There were some Petty-Dwarves who were living in Beleriand. They claim to have lived there prior to the Eldar arriving in Beleriand. The accuracy of this statement is debatable, it may be that the Petty-Dwarves were attempting to assert their claim as the first settlers of Beleriand, and thus to claim some pieces of land as their own. 



> The Petty-dwarves. The Eldar did not at first recognize these as Incarnates, for they seldom caught sight of them in clear light. They only became aware of their existence indeed when they attacked the Eldar by stealth at night, or if they caught them alone in wild places. The Eldar therefore thought that they were a kind of cunning two-legged animals living in caves, and they called them Levain tad-dail, or simply Tad-dail, and they hunted them. But after the Eldar had made the acquaintance of the Naugrim, the Tad-dail were recognized as a variety of Dwarves and were left alone. There were then few of them surviving, and they were very wary, and too fearful to attack any Elf, unless their hiding-places were approached too nearly. The Sindar gave them the names Nogotheg 'Dwarflet', or Nogoth niben 'Petty Dwarf'.


 _Quendi and Eldar; HoME 11_ 



> The Dwarves were in a special position. They claimed to have known Beleriand before even the Eldar first came there; and there do appear to have been small groups dwelling furtively in the highlands west of Sirion from a very early date: they attacked and waylaid the Elves by stealth, and the Elves did not at first recognize them as Incarnates, but thought them to be some kind of cunning animal, and hunted them. By their own account they were fugitives, driven into the wilderness by their own kin further east, and later they were called the Noegyth Nibin or Petty-dwarves, for they had become smaller than the norm of their kind, and filled with hate for all other creatures. When the Elves met the powerful Dwarves of Nogrod and Belegost, in the eastern side of the Mountains, they recognized them as Incarnates, for they had skill in many crafts, and learned the Elvish speech readily for purposes of traffic. At first the Elves were in doubt concerning them, believing them to be related to Orcs and creatures of Morgoth; but when they found that, though proud and unfriendly, they could be trusted to keep any treaties that they made, and did not molest those who left them in peace, they traded with them and let them come and go as they would


 _Quendi and Eldar; HoME 11_



> The Dwarves were in their prime back then, and the halls of Belegost, Nogrod and Khazad-dum would have been full



Moria was pretty 'empty' (in comparison) at the end of the F.A. It only began to fill up after the S.A 40 and the influx of the Firebeard and Broadbeams.

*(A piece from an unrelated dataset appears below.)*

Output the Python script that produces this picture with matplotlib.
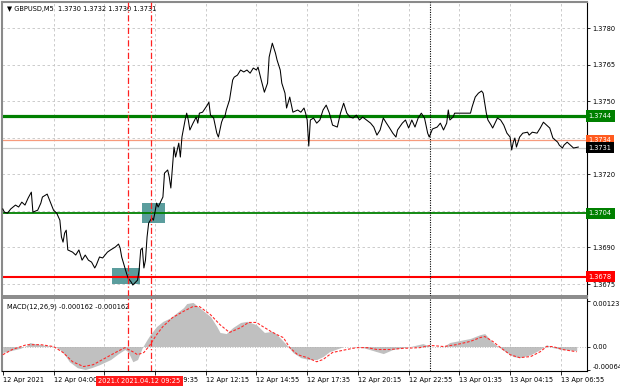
import matplotlib
matplotlib.use("Agg")
import matplotlib.pyplot as plt
from matplotlib.patches import Rectangle

# GBPUSD M5 closes, bar index -> price
bars = [0, 1, 3, 5, 8, 10, 12, 14, 16, 18, 19, 22, 24, 25, 28, 30, 32, 34, 36, 37, 38, 39, 40, 41, 44, 46, 48, 50,
        52, 54, 56, 58, 59, 61, 63, 66, 68, 71, 73, 74, 75, 77, 78, 79, 81, 82, 85, 86, 87, 88, 89, 90, 91, 92, 94,
        95, 96, 97, 98, 100, 101, 102, 104, 105, 106, 107, 108, 109, 110, 111, 112, 113, 115, 116, 117, 118, 120,
        122, 123, 124, 126, 129, 130, 131, 133, 135, 136, 138, 139, 140, 141, 143, 145, 146, 148, 150, 152, 154,
        156, 158, 160, 161, 163, 165, 167, 168, 170, 172, 173, 175, 176, 178, 179, 181, 183, 186, 188, 190, 191,
        192, 193, 194, 196, 198, 200, 202, 204, 206, 208, 211, 213, 215, 217, 219, 221, 223, 225, 227, 232, 234,
        236, 238, 240, 242, 244, 246, 248, 249, 252, 254, 256, 258, 260, 262, 264, 266, 268, 269, 271, 274, 276,
        278, 280, 281, 282, 284, 285, 286, 290, 295, 296, 298, 300, 302, 303, 304, 305, 306, 308, 309, 312, 314,
        316, 318, 320, 321, 322, 323, 324, 326, 328, 331, 332, 334, 337, 339, 341, 343, 345, 347, 350, 351, 353,
        354, 356, 358, 360, 363]
close = [1.37058, 1.37045, 1.37041, 1.37058, 1.37074, 1.37066, 1.37086, 1.37074, 1.37103, 1.37127, 1.37045,
         1.37053, 1.37082, 1.37107, 1.37119, 1.37086, 1.37053, 1.37041, 1.37012, 1.36943, 1.36922, 1.36959,
         1.36971, 1.36890, 1.36881, 1.36869, 1.36890, 1.36848, 1.36869, 1.36848, 1.36840, 1.36816, 1.36828,
         1.36861, 1.36857, 1.36881, 1.36890, 1.36902, 1.36914, 1.36898, 1.36861, 1.36816, 1.36795, 1.36775,
         1.36758, 1.36746, 1.36766, 1.36807, 1.36890, 1.36898, 1.36816, 1.36848, 1.36943, 1.37000, 1.37021,
         1.37012, 1.37045, 1.37082, 1.37066, 1.37094, 1.37107, 1.37205, 1.37218, 1.37189, 1.37144, 1.37230,
         1.37312, 1.37271, 1.37300, 1.37328, 1.37271, 1.37353, 1.37423, 1.37451, 1.37423, 1.37382, 1.37410,
         1.37435, 1.37410, 1.37451, 1.37455, 1.37484, 1.37496, 1.37443, 1.37431, 1.37369, 1.37353, 1.37414,
         1.37431, 1.37435, 1.37464, 1.37505, 1.37587, 1.37599, 1.37607, 1.37628, 1.37620, 1.37628, 1.37615,
         1.37636, 1.37628, 1.37640, 1.37587, 1.37537, 1.37574, 1.37681, 1.37738, 1.37697, 1.37669, 1.37628,
         1.37574, 1.37533, 1.37472, 1.37517, 1.37455, 1.37464, 1.37455, 1.37472, 1.37451, 1.37423, 1.37316,
         1.37423, 1.37431, 1.37410, 1.37423, 1.37464, 1.37484, 1.37451, 1.37402, 1.37394, 1.37451, 1.37492,
         1.37451, 1.37435, 1.37431, 1.37443, 1.37423, 1.37435, 1.37410, 1.37394, 1.37361, 1.37382, 1.37431,
         1.37410, 1.37390, 1.37369, 1.37353, 1.37382, 1.37410, 1.37423, 1.37390, 1.37423, 1.37394, 1.37431,
         1.37451, 1.37431, 1.37369, 1.37353, 1.37386, 1.37394, 1.37410, 1.37382, 1.37410, 1.37464, 1.37423,
         1.37435, 1.37451, 1.37451, 1.37451, 1.37451, 1.37476, 1.37517, 1.37533, 1.37542, 1.37533, 1.37492,
         1.37451, 1.37423, 1.37402, 1.37390, 1.37431, 1.37423, 1.37402, 1.37369, 1.37353, 1.37300, 1.37332,
         1.37349, 1.37312, 1.37353, 1.37369, 1.37373, 1.37361, 1.37373, 1.37369, 1.37390, 1.37414, 1.37402,
         1.37390, 1.37349, 1.37332, 1.37320, 1.37308, 1.37320, 1.37332, 1.37320, 1.37308, 1.37312]

# MACD(12,26,9) histogram and signal
hist_bars = [0, 5, 11, 15, 17, 20, 27, 33, 36, 39, 42, 47, 52, 56, 61, 68, 73, 77, 79, 82, 85, 88, 91, 93, 97, 101,
             106, 110, 114, 116, 120, 124, 131, 135, 137, 141, 145, 150, 154, 160, 165, 170, 173, 177, 180, 183,
             188, 193, 198, 202, 206, 215, 225, 236, 240, 246, 257, 265, 270, 278, 282, 288, 295, 301, 304, 309,
             315, 322, 326, 333, 339, 343, 347, 353, 362]
hist_vals = [-0.00016, -0.00011, -0.00005, 0.00003, 0.00011, 0.00008, 0.00003, 0.0, -0.00008, -0.00022, -0.00041,
             -0.00057, -0.00062, -0.00057, -0.00049, -0.00035, -0.00019, -0.00008, -0.00014, -0.00041, -0.00035,
             -0.00003, 0.00019, 0.00032, 0.00054, 0.00068, 0.00078, 0.00092, 0.00105, 0.00116, 0.00119, 0.00105,
             0.00081, 0.00054, 0.00038, 0.00035, 0.00051, 0.00065, 0.00068, 0.00059, 0.00038, 0.00041, 0.00032,
             0.00014, 0.0, -0.00016, -0.00030, -0.00035, -0.00035, -0.00027, -0.00014, 0.0, 0.0, -0.00014,
             -0.00019, -0.00008, 0.0, 0.00008, 0.0, 0.0, 0.00011, 0.00016, 0.00022, 0.00032, 0.00035, 0.00011,
             -0.00008, -0.00027, -0.00030, -0.00022, -0.00008, 0.00005, -0.00003, -0.00008, -0.00011]
sig_bars = [0, 6, 15, 24, 32, 38, 44, 51, 57, 63, 72, 77, 82, 85, 89, 93, 97, 101, 107, 114, 120, 124, 131, 137,
            143, 150, 155, 160, 164, 169, 173, 177, 181, 186, 192, 198, 202, 208, 217, 223, 230, 236, 244, 252,
            263, 270, 278, 286, 295, 301, 304, 309, 314, 320, 326, 333, 339, 343, 347, 353, 362]
sig_vals = [-0.00022, -0.00008, 0.00005, 0.00005, 0.0, -0.00016, -0.00041, -0.00054, -0.00049, -0.00035, -0.00014,
            -0.00003, -0.00014, -0.00022, -0.00016, 0.00005, 0.00032, 0.00054, 0.00078, 0.00095, 0.00108, 0.00108,
            0.00086, 0.00059, 0.00038, 0.00051, 0.00065, 0.00065, 0.00054, 0.00041, 0.00032, 0.00024, -0.00003,
            -0.00022, -0.00030, -0.00041, -0.00035, -0.00016, -0.00008, -0.00003, -0.00003, -0.00008, -0.00008,
            -0.00005, -0.00003, 0.00003, 0.0, 0.00005, 0.00014, 0.00024, 0.00027, 0.00014, -0.00003, -0.00022,
            -0.00030, -0.00027, -0.00014, 0.0, 0.0, -0.00008, -0.00014]

# time axis
tick_bars = [0, 32, 64, 96, 128, 160, 192, 224, 256, 288, 320, 352]
tick_labels = ['12 Apr 2021', '12 Apr 04:00', '12 Apr 06:55', '12 Apr 09:35', '12 Apr 12:15', '12 Apr 14:55',
               '12 Apr 17:35', '12 Apr 20:15', '12 Apr 22:55', '13 Apr 01:35', '13 Apr 04:15', '13 Apr 06:55']
price_ticks = [1.3780, 1.3765, 1.3750, 1.3735, 1.3720, 1.3705, 1.3690, 1.3675]
price_labels = ['1.3780', '1.3765', '1.3750', '', '1.3720', '', '1.3690', '1.3675']

# horizontal levels: price, colour, width
levels = [(1.3744, '#008000', 2.3), (1.3704, '#008000', 1.3), (1.3678, '#ff0000', 1.5),
          (1.3734, '#f79a7c', 0.9), (1.3731, '#c8c8c8', 0.9)]
level_tags = [(1.3744, '#008000', 'white'), (1.3734, '#ff5a1e', 'white'), (1.3731, 'black', 'white'),
              (1.3704, '#008000', 'white'), (1.3678, '#ff0000', 'white')]
# signal boxes: bar start, bar end, low, high
boxes = [(69, 86.5, 1.36750, 1.36816), (87.8, 102.3, 1.37000, 1.37082)]
signal_lines = [79, 93.5]
signal_times = ['2021.04.12 08:10', '2021.04.12 09:25']
day_sep = 269.4

fs = 4.8
plt.rcParams['font.family'] = 'DejaVu Sans'
fig = plt.figure(figsize=(6.2, 3.88), dpi=100)
W, H = 620.0, 388.0
ax = fig.add_axes([2 / W, 1 - 296 / H, 585 / W, 294 / H])
axm = fig.add_axes([2 / W, 1 - 371 / H, 585 / W, 73 / H])

grid_kw = dict(color='#c4c4c4', lw=0.6, ls=(0, (3, 3)), zorder=0)
for b in tick_bars[1:]:
    ax.axvline(b, **grid_kw)
    axm.axvline(b, **grid_kw)
for p in price_ticks:
    ax.axhline(p, **grid_kw)

for b0, b1, lo, hi in boxes:
    ax.add_patch(Rectangle((b0, lo), b1 - b0, hi - lo, facecolor='#5b9d9d', edgecolor='none', zorder=1))

for p, c, w in levels:
    ax.axhline(p, color=c, lw=w, zorder=2)

ax.plot(bars, close, color='black', lw=0.75, zorder=3)

for b in signal_lines:
    ax.axvline(b, color='#ff2020', lw=0.9, ls=(0, (5, 2, 1, 2)), zorder=4)
    axm.axvline(b, color='#ff2020', lw=0.9, ls=(0, (5, 2, 1, 2)), zorder=4)
ax.axvline(day_sep, color='black', lw=0.8, ls=(0, (1, 1.2)), zorder=4)
axm.axvline(day_sep, color='black', lw=0.8, ls=(0, (1, 1.2)), zorder=4)

ax.set_xlim(-0.5, 368.5)
ax.set_ylim(1.36701, 1.37907)
ax.set_xticks([])
ax.yaxis.tick_right()
ax.set_yticks(price_ticks)
ax.set_yticklabels(price_labels, fontsize=fs)
ax.tick_params(axis='y', length=2.5, width=0.6, pad=1.5)

for p, fc, tc in level_tags:
    ax.text(1.003, p, '%.4f' % p, transform=ax.get_yaxis_transform(), fontsize=fs, color=tc, va='center',
            ha='left', bbox=dict(boxstyle='square,pad=0.4', facecolor=fc, edgecolor='none'), clip_on=False,
            zorder=6)

ax.text(0.008, 0.985, '\u25bc GBPUSD,M5  1.3730 1.3732 1.3730 1.3731', transform=ax.transAxes, fontsize=fs,
        va='top', ha='left')

for s in ['left', 'top']:
    ax.spines[s].set_color('#8a8a8a')
    ax.spines[s].set_linewidth(1.5)
ax.spines['bottom'].set_color('#8a8a8a')
ax.spines['bottom'].set_linewidth(1.4)
ax.spines['right'].set_linewidth(0.8)

# MACD pane
axm.fill_between(hist_bars, 0, hist_vals, color='#c0c0c0', lw=0, zorder=1)
axm.axhline(0, color='#b0b0b0', lw=0.6, ls=(0, (1, 2)), zorder=2)
axm.plot(sig_bars, sig_vals, color='#ff2a2a', lw=0.8, ls=(0, (2.5, 1.5)), zorder=3)
axm.set_xlim(-0.5, 368.5)
axm.set_ylim(-0.00066, 0.00131)
axm.yaxis.tick_right()
axm.set_yticks([0.001237, 0.0, -0.00064])
mlabels = axm.set_yticklabels(['0.001237', '0.00', '-0.00064'], fontsize=fs)
mlabels[0].set_va('top')
mlabels[2].set_va('bottom')
axm.tick_params(axis='y', length=2.5, width=0.6, pad=1.5)
axm.set_xticks(tick_bars)
axm.set_xticklabels(tick_labels, fontsize=fs, ha='left')
axm.tick_params(axis='x', length=3, width=0.6, pad=1.5)
axm.text(0.008, 0.93, 'MACD(12,26,9) -0.000162 -0.000162', transform=axm.transAxes, fontsize=fs, va='top',
         ha='left')
for s in ['left', 'top']:
    axm.spines[s].set_color('#8a8a8a')
    axm.spines[s].set_linewidth(1.5)
axm.spines['top'].set_linewidth(1.4)
axm.spines['bottom'].set_linewidth(0.8)
axm.spines['right'].set_linewidth(0.8)

for b, t in zip(signal_lines, signal_times):
    axm.text(b, -0.14, t, transform=axm.get_xaxis_transform(), fontsize=fs, color='white', ha='center',
             va='center', bbox=dict(boxstyle='square,pad=0.3', facecolor='#ff1a1a', edgecolor='none'),
             clip_on=False, zorder=6)

fig.savefig('out.png', dpi=100)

> 40: Many Dwarves leaving their old cities in Ered Luin go to Moria and swell it's numbers


 _Tale of Years; LoTR_ 



> After the end of the First Age, the power and wealth of Khazad-dum was much increased


 _Appendix A; Durin's Folk_ 

It's people 'began to dwindle' sometime after they closed their doors on Sauron, after attacking him from the rear when they aided Elrond, after the sacking of Ost-in-Edhil. 



> Firebeards and the Broadbeams wouldn't travel westwards.



Indeed. It strikes me odd that they took so much time to explore Beleriand, since their places of awakening were in the Ered Lindon. 



> In the Dwarvish traditions of the Third Age the names of the places where each of the Seven Ancestors had 'awakened' were remembered; but only two of them were known to Elves and Men of the West: the most westerly, the awakening place of the ancestors of the Firebeards and the Broadbeams; and that of the ancestor of the Longbeards, the eldest in making and awakening. The first had been in the north of the Ered Lindon, the great eastern wall of Beleriand, of which the Blue Mountains of the Second and later ages were the remnant;


 _Of Dwarves and Men; HoME 12_ 

Unless they *did* explore *some* of Eastern Beleriand. They may have found it desolate, since the Sindar (Or their various sub-sectors) were said to prefer to live in woody areas, and Eastern Beleriand, esp. the Hills of Himring, and Estolad and land to the south of Estolad, was pretty tree-less. Ossiriand was a forest area, and some of Thargelion was held to contain forests too. So maybe the Dwarves went to Beleriand and found it to be desolate, at first? The Sindar, though a scattered peoples, mainly lived in three areas, the 'Mithrim', who lived around the lake Mithrim, in Hithlum, the Falthrim who lived in Western Beleriand (The Dwarves were said to hate the sea, anyway) and the Iathrim, who lived within Doriath. The Dwarves were said in _Annals of Aman_ (HoME 10) to come in contact with the Sindar before the Nandor arrived in Beleriand. (Though there is a discrepancy in _Quendi and Eldar_ to this statement, I think Tolkien may have forgotten about it 



> These two settlements weren't settled, or reported to have been settled, way until into the third age so they don't come into contention





> This process began not in barter and trade, but in war; for the Longbeards had spread southward down the Vales of Anduin and had made their chief 'mansion' and stronghold at Moria; and also eastward to the Iron Hills, where the mines were their chief source of iron-ore. They regarded the Iron Hills, the Ered Mithrin, and the east dales of the Misty Mountains as their own land. But they were under attack from the Orks of Morgoth


 _Of Dwarves and Men_ (HoME 12)

Erebor wasn't settled until Thrain I, son of Nain, who was slain by the Balrog of Khazad-dum, found the Arkenstone and he prospered. But most of the Dwarves of Khazad-dum went to live in the Grey Mountains and so his son Thorin I later moved there because of it's natural wealth. But the Dragons that had been multiplying to the North of the Grey Mountains came and made war with the Dwarves and when Dain I, his great-grandson, was slain by a cold-drake (As well as his younger son, Gror) in T.A 2589, most of the Dwarves abandoned the Grey Mountains and went to reside in Erebor with Thror as the new King.